→ **Available data**
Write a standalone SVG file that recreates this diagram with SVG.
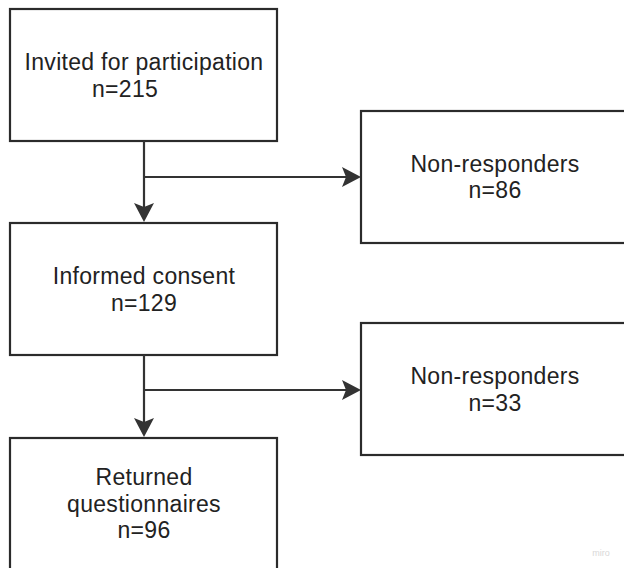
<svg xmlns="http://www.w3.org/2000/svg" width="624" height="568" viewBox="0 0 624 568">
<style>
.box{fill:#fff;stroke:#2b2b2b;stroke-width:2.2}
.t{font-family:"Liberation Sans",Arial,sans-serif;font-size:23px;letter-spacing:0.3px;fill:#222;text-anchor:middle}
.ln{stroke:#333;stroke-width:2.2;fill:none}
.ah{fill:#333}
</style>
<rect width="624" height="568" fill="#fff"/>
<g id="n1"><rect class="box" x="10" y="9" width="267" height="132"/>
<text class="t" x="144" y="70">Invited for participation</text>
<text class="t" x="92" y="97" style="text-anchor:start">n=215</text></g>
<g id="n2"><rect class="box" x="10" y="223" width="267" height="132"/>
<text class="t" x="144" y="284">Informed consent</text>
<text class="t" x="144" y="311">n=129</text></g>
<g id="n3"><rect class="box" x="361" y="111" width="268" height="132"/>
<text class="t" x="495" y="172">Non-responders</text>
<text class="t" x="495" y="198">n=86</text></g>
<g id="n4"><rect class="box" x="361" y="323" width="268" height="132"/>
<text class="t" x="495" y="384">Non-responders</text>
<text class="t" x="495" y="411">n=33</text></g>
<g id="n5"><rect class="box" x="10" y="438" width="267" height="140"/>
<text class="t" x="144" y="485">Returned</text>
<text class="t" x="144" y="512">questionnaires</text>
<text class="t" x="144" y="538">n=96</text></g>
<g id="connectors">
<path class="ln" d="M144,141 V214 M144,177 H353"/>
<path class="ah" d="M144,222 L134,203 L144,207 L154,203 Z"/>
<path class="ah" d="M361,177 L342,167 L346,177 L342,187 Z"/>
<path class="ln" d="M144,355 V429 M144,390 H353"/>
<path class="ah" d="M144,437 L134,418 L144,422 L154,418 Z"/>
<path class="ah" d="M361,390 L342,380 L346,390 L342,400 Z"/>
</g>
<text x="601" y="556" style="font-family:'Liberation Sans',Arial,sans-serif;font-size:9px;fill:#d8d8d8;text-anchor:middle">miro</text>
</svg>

→ **Exercise**
Without the pictures, print the whole listing exactly as given.

→ **Task result**
Write a standalone SVG file that recreates this diagram with SVG.
<svg xmlns="http://www.w3.org/2000/svg" width="624" height="568" viewBox="0 0 624 568">
<style>
.box{fill:#fff;stroke:#2b2b2b;stroke-width:2.2}
.t{font-family:"Liberation Sans",Arial,sans-serif;font-size:23px;letter-spacing:0.3px;fill:#222;text-anchor:middle}
.ln{stroke:#333;stroke-width:2.2;fill:none}
.ah{fill:#333}
</style>
<rect width="624" height="568" fill="#fff"/>
<g id="n1"><rect class="box" x="10" y="9" width="267" height="132"/>
<text class="t" x="144" y="70">Invited for participation</text>
<text class="t" x="92" y="97" style="text-anchor:start">n=215</text></g>
<g id="n2"><rect class="box" x="10" y="223" width="267" height="132"/>
<text class="t" x="144" y="284">Informed consent</text>
<text class="t" x="144" y="311">n=129</text></g>
<g id="n3"><rect class="box" x="361" y="111" width="268" height="132"/>
<text class="t" x="495" y="172">Non-responders</text>
<text class="t" x="495" y="198">n=86</text></g>
<g id="n4"><rect class="box" x="361" y="323" width="268" height="132"/>
<text class="t" x="495" y="384">Non-responders</text>
<text class="t" x="495" y="411">n=33</text></g>
<g id="n5"><rect class="box" x="10" y="438" width="267" height="140"/>
<text class="t" x="144" y="485">Returned</text>
<text class="t" x="144" y="512">questionnaires</text>
<text class="t" x="144" y="538">n=96</text></g>
<g id="connectors">
<path class="ln" d="M144,141 V214 M144,177 H353"/>
<path class="ah" d="M144,222 L134,203 L144,207 L154,203 Z"/>
<path class="ah" d="M361,177 L342,167 L346,177 L342,187 Z"/>
<path class="ln" d="M144,355 V429 M144,390 H353"/>
<path class="ah" d="M144,437 L134,418 L144,422 L154,418 Z"/>
<path class="ah" d="M361,390 L342,380 L346,390 L342,400 Z"/>
</g>
<text x="601" y="556" style="font-family:'Liberation Sans',Arial,sans-serif;font-size:9px;fill:#d8d8d8;text-anchor:middle">miro</text>
</svg>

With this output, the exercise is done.